Why You Should Read: I believe screenplays are evolving. With the advances of technology in the last couple of decades such as the internet, computers, ipads, smartphones, etc, screenplays can be more than words on paper, they can be visual and even interactive experiences. I’m not the first and I won’t be the last person to integrate artwork into my screenplay, but I think this approach, if done right, can add a lot of value to a project. Integrated artwork is just the tip of the iceberg though. I believe soon people will be adding a lot more elements, such as photo references, storyboards, video, sound effects, music, and other audio-visual components embedded into their scripts. The possibilities are endless.

However, I know that my view on things is going to be vastly unpopular right now. I think most people will have an old school attitude and believe that writers should write, leaving the fancy bells and whistles to someone else.
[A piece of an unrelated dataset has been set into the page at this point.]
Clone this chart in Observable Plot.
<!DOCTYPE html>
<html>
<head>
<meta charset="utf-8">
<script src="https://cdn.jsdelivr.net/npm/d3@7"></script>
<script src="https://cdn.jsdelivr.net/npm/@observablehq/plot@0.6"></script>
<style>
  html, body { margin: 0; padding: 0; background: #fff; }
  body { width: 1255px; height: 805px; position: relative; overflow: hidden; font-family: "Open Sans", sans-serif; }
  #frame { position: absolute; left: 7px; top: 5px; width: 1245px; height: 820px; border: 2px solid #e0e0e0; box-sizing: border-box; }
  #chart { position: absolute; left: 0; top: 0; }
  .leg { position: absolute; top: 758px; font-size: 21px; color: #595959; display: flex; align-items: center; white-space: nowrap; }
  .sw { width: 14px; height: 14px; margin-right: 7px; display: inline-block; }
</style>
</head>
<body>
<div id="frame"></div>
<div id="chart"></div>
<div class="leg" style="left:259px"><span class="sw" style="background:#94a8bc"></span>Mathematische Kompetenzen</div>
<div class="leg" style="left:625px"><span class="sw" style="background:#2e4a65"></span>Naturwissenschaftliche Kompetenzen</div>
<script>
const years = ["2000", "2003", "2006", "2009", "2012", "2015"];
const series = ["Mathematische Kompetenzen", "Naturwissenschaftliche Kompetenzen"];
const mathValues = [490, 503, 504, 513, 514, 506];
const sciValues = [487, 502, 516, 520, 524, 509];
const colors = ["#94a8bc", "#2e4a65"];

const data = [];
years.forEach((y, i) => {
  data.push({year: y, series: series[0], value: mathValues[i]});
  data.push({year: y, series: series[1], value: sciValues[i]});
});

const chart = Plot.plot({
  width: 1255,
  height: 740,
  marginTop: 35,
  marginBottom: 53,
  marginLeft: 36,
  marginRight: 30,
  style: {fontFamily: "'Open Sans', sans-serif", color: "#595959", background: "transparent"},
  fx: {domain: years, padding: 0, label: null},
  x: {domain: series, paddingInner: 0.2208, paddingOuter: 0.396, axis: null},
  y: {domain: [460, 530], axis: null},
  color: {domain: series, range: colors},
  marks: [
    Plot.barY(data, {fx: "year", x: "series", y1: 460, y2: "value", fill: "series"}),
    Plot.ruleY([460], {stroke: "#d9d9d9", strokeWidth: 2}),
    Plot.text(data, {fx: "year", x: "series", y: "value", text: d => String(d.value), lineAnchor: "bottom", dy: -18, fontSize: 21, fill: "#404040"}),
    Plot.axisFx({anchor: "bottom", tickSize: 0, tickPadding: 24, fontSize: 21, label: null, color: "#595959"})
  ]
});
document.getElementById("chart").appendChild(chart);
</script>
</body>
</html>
With that said, I do believe nothing is more important than the words themselves. Above all else, I hope my script is judged on the words, not the images. Everything else I’ve added is just a bonus.

Title: Sarah’s Getting Married
Genre: Comedy
Logline: Harry, wrongfully accused of embezzlement, escapes from prison in order to get to his daughter’s wedding and walk her down the aisle.
Why You Should Read: Concept is king. It’s something we’ve all heard, and I feel this script has a great concept that can really sell. This is an idea that I’ve had for years, and it has gone through many changes. But I finally came up with a good, fun way to tell this story and I want to share it with everyone who is willing to take a look at it. Besides, who doesn’t like a good comedy that has heart?

Title: Lifeline
Genre: Dramedy
Logline: A womanizing dockworker is forced to take in his estranged, brain-injured father after the old guy is ousted from a nursing home.
Why You Should Read: I’ve placed my story in the port city of Halifax, Nova Scotia because I wanted the setting to set the tone of the script and influence the characters. It’s a “relationship” dramedy that’s fun and poignant and has a lot of heart (I hope!) Sorry, no guns, explosions or time travel. I’ll save that for the rewrite!
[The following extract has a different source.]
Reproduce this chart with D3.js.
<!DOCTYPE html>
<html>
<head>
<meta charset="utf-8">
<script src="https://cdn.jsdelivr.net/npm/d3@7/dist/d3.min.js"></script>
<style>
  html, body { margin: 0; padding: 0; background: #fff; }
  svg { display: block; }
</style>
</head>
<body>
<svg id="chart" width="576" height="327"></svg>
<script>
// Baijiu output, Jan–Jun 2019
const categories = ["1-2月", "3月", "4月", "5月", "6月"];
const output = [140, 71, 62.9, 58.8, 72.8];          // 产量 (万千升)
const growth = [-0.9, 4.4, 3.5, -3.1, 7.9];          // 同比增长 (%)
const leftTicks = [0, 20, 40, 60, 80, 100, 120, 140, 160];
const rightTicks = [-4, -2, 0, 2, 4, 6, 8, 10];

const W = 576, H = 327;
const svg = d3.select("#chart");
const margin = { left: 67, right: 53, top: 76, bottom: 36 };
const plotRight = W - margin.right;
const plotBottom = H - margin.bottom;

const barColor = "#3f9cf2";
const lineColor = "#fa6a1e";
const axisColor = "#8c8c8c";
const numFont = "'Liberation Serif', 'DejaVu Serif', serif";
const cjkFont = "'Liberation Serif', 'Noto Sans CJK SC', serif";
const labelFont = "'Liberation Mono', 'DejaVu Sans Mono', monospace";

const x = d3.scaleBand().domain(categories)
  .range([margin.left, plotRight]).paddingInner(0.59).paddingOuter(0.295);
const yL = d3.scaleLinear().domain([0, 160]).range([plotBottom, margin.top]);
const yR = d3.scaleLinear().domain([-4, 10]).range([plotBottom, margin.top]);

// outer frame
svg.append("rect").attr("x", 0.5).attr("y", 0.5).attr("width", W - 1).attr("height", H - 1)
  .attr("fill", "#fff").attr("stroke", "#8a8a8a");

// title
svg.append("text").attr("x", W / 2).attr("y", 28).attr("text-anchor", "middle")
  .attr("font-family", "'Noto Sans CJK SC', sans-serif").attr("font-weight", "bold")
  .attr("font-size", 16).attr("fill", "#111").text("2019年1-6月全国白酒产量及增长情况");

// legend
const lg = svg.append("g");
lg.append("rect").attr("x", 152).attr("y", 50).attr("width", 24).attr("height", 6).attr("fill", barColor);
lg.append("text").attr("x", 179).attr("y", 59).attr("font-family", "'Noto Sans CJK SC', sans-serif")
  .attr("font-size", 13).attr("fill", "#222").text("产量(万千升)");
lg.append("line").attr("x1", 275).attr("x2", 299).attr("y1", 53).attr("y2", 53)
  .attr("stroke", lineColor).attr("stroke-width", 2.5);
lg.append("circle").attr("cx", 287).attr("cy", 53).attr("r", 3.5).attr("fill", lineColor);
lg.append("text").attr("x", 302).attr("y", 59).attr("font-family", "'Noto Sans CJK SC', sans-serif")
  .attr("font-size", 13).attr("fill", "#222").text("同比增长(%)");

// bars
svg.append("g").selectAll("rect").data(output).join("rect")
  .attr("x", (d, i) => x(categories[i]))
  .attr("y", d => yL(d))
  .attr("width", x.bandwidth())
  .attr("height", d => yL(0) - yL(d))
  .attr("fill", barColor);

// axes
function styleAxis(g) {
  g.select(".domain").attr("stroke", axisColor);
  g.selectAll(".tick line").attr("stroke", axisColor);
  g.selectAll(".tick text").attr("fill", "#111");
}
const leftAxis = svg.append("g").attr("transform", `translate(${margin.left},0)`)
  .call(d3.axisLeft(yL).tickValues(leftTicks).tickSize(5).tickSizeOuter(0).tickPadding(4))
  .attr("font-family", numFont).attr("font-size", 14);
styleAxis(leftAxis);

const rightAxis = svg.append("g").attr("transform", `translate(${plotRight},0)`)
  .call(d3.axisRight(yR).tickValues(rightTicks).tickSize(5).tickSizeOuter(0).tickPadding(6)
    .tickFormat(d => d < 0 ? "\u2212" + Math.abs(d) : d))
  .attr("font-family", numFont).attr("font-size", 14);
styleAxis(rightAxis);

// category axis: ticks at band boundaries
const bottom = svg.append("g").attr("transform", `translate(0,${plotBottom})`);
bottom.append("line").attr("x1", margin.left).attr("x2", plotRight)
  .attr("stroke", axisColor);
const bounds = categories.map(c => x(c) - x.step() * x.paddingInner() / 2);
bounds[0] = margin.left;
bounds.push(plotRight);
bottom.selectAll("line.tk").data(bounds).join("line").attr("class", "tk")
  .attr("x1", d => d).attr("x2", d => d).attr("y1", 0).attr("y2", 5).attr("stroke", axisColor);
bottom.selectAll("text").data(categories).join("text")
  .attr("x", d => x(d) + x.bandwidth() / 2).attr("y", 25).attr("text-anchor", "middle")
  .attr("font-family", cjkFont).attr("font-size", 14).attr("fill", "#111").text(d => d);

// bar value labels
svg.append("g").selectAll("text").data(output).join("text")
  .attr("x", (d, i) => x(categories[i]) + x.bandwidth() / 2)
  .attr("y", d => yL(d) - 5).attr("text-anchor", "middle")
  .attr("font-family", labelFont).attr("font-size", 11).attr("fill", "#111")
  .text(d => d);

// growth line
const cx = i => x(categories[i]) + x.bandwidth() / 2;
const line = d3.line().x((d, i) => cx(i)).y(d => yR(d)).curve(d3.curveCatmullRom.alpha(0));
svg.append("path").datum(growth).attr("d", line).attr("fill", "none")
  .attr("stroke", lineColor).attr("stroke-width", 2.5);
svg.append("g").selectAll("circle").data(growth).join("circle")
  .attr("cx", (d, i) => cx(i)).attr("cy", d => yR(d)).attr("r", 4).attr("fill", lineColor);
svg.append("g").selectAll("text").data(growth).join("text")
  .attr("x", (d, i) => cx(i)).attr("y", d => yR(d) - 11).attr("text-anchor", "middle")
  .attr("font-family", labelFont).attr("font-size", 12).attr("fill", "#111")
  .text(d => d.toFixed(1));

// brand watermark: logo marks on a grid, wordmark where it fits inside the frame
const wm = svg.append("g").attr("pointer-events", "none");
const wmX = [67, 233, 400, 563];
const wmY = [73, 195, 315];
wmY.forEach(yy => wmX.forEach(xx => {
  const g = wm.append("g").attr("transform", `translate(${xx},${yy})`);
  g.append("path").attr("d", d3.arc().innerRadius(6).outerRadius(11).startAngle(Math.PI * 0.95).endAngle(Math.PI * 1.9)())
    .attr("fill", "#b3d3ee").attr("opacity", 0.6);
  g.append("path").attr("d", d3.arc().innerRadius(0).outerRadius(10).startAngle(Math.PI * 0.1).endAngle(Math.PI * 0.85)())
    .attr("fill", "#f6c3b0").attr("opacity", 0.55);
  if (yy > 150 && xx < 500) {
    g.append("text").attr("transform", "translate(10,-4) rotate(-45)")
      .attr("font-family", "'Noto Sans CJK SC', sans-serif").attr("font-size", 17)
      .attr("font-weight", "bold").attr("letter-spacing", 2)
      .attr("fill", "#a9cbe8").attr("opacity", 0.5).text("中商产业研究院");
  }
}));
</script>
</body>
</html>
Title: THE PINSTRIPED PRIMATES
Genre: Family
Logline: Three talking gorillas escape from captivity and enter the world of professional wrestling. The two older brothers – managed by the intellectual younger brother – take a run at the tag-team championship.
Why You Should Read: It’s something different for both of us. For me, it’s a shot at lighter writing. For you, it’s a chance to escape from the usual AOW ghetto of contained thrillers, gross-out comedies, and derivative horror. Have you ever reviewed an amateur Family screenplay? — Also, this script Quarterfinaled in the 2014 Fresh Voices contest. This is intended as live action with latex makeup, like the original Planet Of The Apes – not animation.